DATA =
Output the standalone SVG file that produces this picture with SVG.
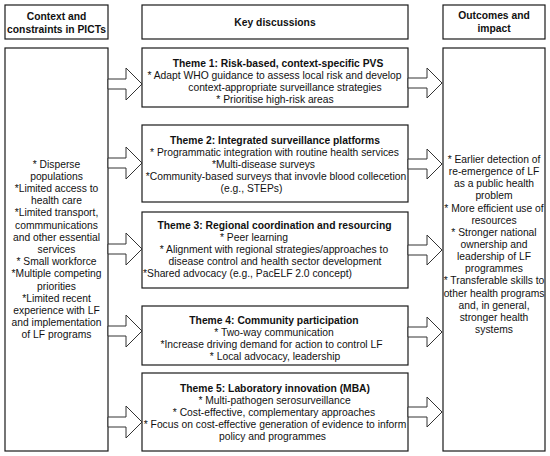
<svg xmlns="http://www.w3.org/2000/svg" width="550" height="456" viewBox="0 0 550 456">
<style>
.box{fill:#fff;stroke:#1a1a1a;stroke-width:1.2}
.arr{fill:#fff;stroke:#333;stroke-width:1}
text{font-family:"Liberation Sans",Arial,sans-serif;font-size:10.3px;fill:#111;text-anchor:middle}
.b{font-weight:bold}
</style>
<rect width="550" height="456" fill="#fff"/>
<g id="header-context">
<rect class="box" x="5" y="5" width="103" height="34"/>
<text class="b" x="56.5" y="19.6">Context and</text>
<text class="b" x="56.5" y="32.6">constraints in PICTs</text>
</g>
<g id="header-key">
<rect class="box" x="142" y="5" width="266" height="34"/>
<text class="b" x="275" y="26.1">Key discussions</text>
</g>
<g id="header-outcomes">
<rect class="box" x="443" y="5" width="102" height="34"/>
<text class="b" x="494" y="18.6">Outcomes and</text>
<text class="b" x="494" y="31.9">impact</text>
</g>
<g id="context">
<rect class="box" x="5" y="48" width="103" height="403"/>
<text x="56.5" y="167.6">* Disperse</text>
<text x="56.5" y="179.8">populations</text>
<text x="56.5" y="192">*Limited access to</text>
<text x="56.5" y="204.2">health care</text>
<text x="56.5" y="216.4">*Limited transport,</text>
<text x="56.5" y="228.6">commmunications</text>
<text x="56.5" y="240.8">and other essential</text>
<text x="56.5" y="253">services</text>
<text x="56.5" y="265.2">* Small workforce</text>
<text x="56.5" y="277.4">*Multiple competing</text>
<text x="56.5" y="289.6">priorities</text>
<text x="56.5" y="301.8">*Limited recent</text>
<text x="56.5" y="314">experience with LF</text>
<text x="56.5" y="326.2">and implementation</text>
<text x="56.5" y="338.4">of LF programs</text>
</g>
<g id="theme1">
<rect class="box" x="142" y="48" width="266" height="59"/>
<text class="b" x="278" y="66.6">Theme 1: Risk-based, context-specific PVS</text>
<text x="274.5" y="78.6">* Adapt WHO guidance to assess local risk and develop</text>
<text x="285" y="90.6">context-appropriate surveillance strategies</text>
<text x="275" y="102.6">* Prioritise high-risk areas</text>
</g>
<g id="theme2">
<rect class="box" x="142" y="125" width="266" height="77"/>
<text class="b" x="275" y="143.6">Theme 2: Integrated surveillance platforms</text>
<text x="274.5" y="155.6">* Programmatic integration with routine health services</text>
<text x="263.5" y="167.6">*Multi-disease surveys</text>
<text x="276" y="179.6">*Community-based surveys that invovle blood collecetion</text>
<text x="251.5" y="191.6">(e.g., STEPs)</text>
</g>
<g id="theme3">
<rect class="box" x="142" y="212" width="266" height="76"/>
<text class="b" x="274.5" y="228.6">Theme 3: Regional coordination and resourcing</text>
<text x="254" y="240.8">* Peer learning</text>
<text x="274" y="253">* Alignment with regional strategies/approaches to</text>
<text x="275" y="265.2">disease control and health sector development</text>
<text x="247.5" y="277.4">*Shared advocacy (e.g., PacELF 2.0 concept)</text>
</g>
<g id="theme4">
<rect class="box" x="142" y="306" width="266" height="59"/>
<text class="b" x="274" y="323.6">Theme 4: Community participation</text>
<text x="274" y="335.6">* Two-way communication</text>
<text x="271.5" y="347.6">*Increase driving demand for action to control LF</text>
<text x="275" y="359.6">* Local advocacy, leadership</text>
</g>
<g id="theme5">
<rect class="box" x="142" y="373" width="266" height="78"/>
<text class="b" x="275" y="391.6">Theme 5: Laboratory innovation (MBA)</text>
<text x="274.5" y="403.6">* Multi-pathogen serosurveillance</text>
<text x="274" y="415.6">* Cost-effective, complementary approaches</text>
<text x="275" y="427.6">* Focus on cost-effective generation of evidence to inform</text>
<text x="272.5" y="439.6">policy and programmes</text>
</g>
<g id="outcomes">
<rect class="box" x="443" y="48" width="102" height="403"/>
<text x="494" y="162.9">* Earlier detection of</text>
<text x="494" y="175">re-emergence of LF</text>
<text x="494" y="187.2">as a public health</text>
<text x="494" y="199.3">problem</text>
<text x="494" y="211.5">* More efficient use of</text>
<text x="494" y="223.6">resources</text>
<text x="494" y="235.8">* Stronger national</text>
<text x="494" y="247.9">ownership and</text>
<text x="494" y="260.1">leadership of LF</text>
<text x="494" y="272.2">programmes</text>
<text x="494" y="284.4">* Transferable skills to</text>
<text x="494" y="296.5">other health programs</text>
<text x="494" y="308.7">and, in general,</text>
<text x="494" y="320.8">stronger health</text>
<text x="494" y="333">systems</text>
</g>
<g id="connectors">
<path class="arr" d="M108,79H126V68L142,84L126,100V89H108Z"/>
<path class="arr" d="M108,158H126V147L142,163L126,179V168H108Z"/>
<path class="arr" d="M108,244H126V233L142,249L126,265V254H108Z"/>
<path class="arr" d="M108,326H126V315L142,331L126,347V336H108Z"/>
<path class="arr" d="M108,417H126V406L142,422L126,438V427H108Z"/>
<path class="arr" d="M408,78H427V68L442,83L427,98V88H408Z"/>
<path class="arr" d="M408,159H427V149L442,164L427,179V169H408Z"/>
<path class="arr" d="M408,245H427V235L442,250L427,265V255H408Z"/>
<path class="arr" d="M408,327H427V317L442,332L427,347V337H408Z"/>
<path class="arr" d="M408,407H427V397L442,412L427,427V417H408Z"/>
</g>
</svg>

WRITTEN REQUEST = Leave out the pictures and print every line of the data exactly.

ANSWER TO THIS EXERCISE =
Output the standalone SVG file that produces this picture with SVG.
<svg xmlns="http://www.w3.org/2000/svg" width="550" height="456" viewBox="0 0 550 456">
<style>
.box{fill:#fff;stroke:#1a1a1a;stroke-width:1.2}
.arr{fill:#fff;stroke:#333;stroke-width:1}
text{font-family:"Liberation Sans",Arial,sans-serif;font-size:10.3px;fill:#111;text-anchor:middle}
.b{font-weight:bold}
</style>
<rect width="550" height="456" fill="#fff"/>
<g id="header-context">
<rect class="box" x="5" y="5" width="103" height="34"/>
<text class="b" x="56.5" y="19.6">Context and</text>
<text class="b" x="56.5" y="32.6">constraints in PICTs</text>
</g>
<g id="header-key">
<rect class="box" x="142" y="5" width="266" height="34"/>
<text class="b" x="275" y="26.1">Key discussions</text>
</g>
<g id="header-outcomes">
<rect class="box" x="443" y="5" width="102" height="34"/>
<text class="b" x="494" y="18.6">Outcomes and</text>
<text class="b" x="494" y="31.9">impact</text>
</g>
<g id="context">
<rect class="box" x="5" y="48" width="103" height="403"/>
<text x="56.5" y="167.6">* Disperse</text>
<text x="56.5" y="179.8">populations</text>
<text x="56.5" y="192">*Limited access to</text>
<text x="56.5" y="204.2">health care</text>
<text x="56.5" y="216.4">*Limited transport,</text>
<text x="56.5" y="228.6">commmunications</text>
<text x="56.5" y="240.8">and other essential</text>
<text x="56.5" y="253">services</text>
<text x="56.5" y="265.2">* Small workforce</text>
<text x="56.5" y="277.4">*Multiple competing</text>
<text x="56.5" y="289.6">priorities</text>
<text x="56.5" y="301.8">*Limited recent</text>
<text x="56.5" y="314">experience with LF</text>
<text x="56.5" y="326.2">and implementation</text>
<text x="56.5" y="338.4">of LF programs</text>
</g>
<g id="theme1">
<rect class="box" x="142" y="48" width="266" height="59"/>
<text class="b" x="278" y="66.6">Theme 1: Risk-based, context-specific PVS</text>
<text x="274.5" y="78.6">* Adapt WHO guidance to assess local risk and develop</text>
<text x="285" y="90.6">context-appropriate surveillance strategies</text>
<text x="275" y="102.6">* Prioritise high-risk areas</text>
</g>
<g id="theme2">
<rect class="box" x="142" y="125" width="266" height="77"/>
<text class="b" x="275" y="143.6">Theme 2: Integrated surveillance platforms</text>
<text x="274.5" y="155.6">* Programmatic integration with routine health services</text>
<text x="263.5" y="167.6">*Multi-disease surveys</text>
<text x="276" y="179.6">*Community-based surveys that invovle blood collecetion</text>
<text x="251.5" y="191.6">(e.g., STEPs)</text>
</g>
<g id="theme3">
<rect class="box" x="142" y="212" width="266" height="76"/>
<text class="b" x="274.5" y="228.6">Theme 3: Regional coordination and resourcing</text>
<text x="254" y="240.8">* Peer learning</text>
<text x="274" y="253">* Alignment with regional strategies/approaches to</text>
<text x="275" y="265.2">disease control and health sector development</text>
<text x="247.5" y="277.4">*Shared advocacy (e.g., PacELF 2.0 concept)</text>
</g>
<g id="theme4">
<rect class="box" x="142" y="306" width="266" height="59"/>
<text class="b" x="274" y="323.6">Theme 4: Community participation</text>
<text x="274" y="335.6">* Two-way communication</text>
<text x="271.5" y="347.6">*Increase driving demand for action to control LF</text>
<text x="275" y="359.6">* Local advocacy, leadership</text>
</g>
<g id="theme5">
<rect class="box" x="142" y="373" width="266" height="78"/>
<text class="b" x="275" y="391.6">Theme 5: Laboratory innovation (MBA)</text>
<text x="274.5" y="403.6">* Multi-pathogen serosurveillance</text>
<text x="274" y="415.6">* Cost-effective, complementary approaches</text>
<text x="275" y="427.6">* Focus on cost-effective generation of evidence to inform</text>
<text x="272.5" y="439.6">policy and programmes</text>
</g>
<g id="outcomes">
<rect class="box" x="443" y="48" width="102" height="403"/>
<text x="494" y="162.9">* Earlier detection of</text>
<text x="494" y="175">re-emergence of LF</text>
<text x="494" y="187.2">as a public health</text>
<text x="494" y="199.3">problem</text>
<text x="494" y="211.5">* More efficient use of</text>
<text x="494" y="223.6">resources</text>
<text x="494" y="235.8">* Stronger national</text>
<text x="494" y="247.9">ownership and</text>
<text x="494" y="260.1">leadership of LF</text>
<text x="494" y="272.2">programmes</text>
<text x="494" y="284.4">* Transferable skills to</text>
<text x="494" y="296.5">other health programs</text>
<text x="494" y="308.7">and, in general,</text>
<text x="494" y="320.8">stronger health</text>
<text x="494" y="333">systems</text>
</g>
<g id="connectors">
<path class="arr" d="M108,79H126V68L142,84L126,100V89H108Z"/>
<path class="arr" d="M108,158H126V147L142,163L126,179V168H108Z"/>
<path class="arr" d="M108,244H126V233L142,249L126,265V254H108Z"/>
<path class="arr" d="M108,326H126V315L142,331L126,347V336H108Z"/>
<path class="arr" d="M108,417H126V406L142,422L126,438V427H108Z"/>
<path class="arr" d="M408,78H427V68L442,83L427,98V88H408Z"/>
<path class="arr" d="M408,159H427V149L442,164L427,179V169H408Z"/>
<path class="arr" d="M408,245H427V235L442,250L427,265V255H408Z"/>
<path class="arr" d="M408,327H427V317L442,332L427,347V337H408Z"/>
<path class="arr" d="M408,407H427V397L442,412L427,427V417H408Z"/>
</g>
</svg>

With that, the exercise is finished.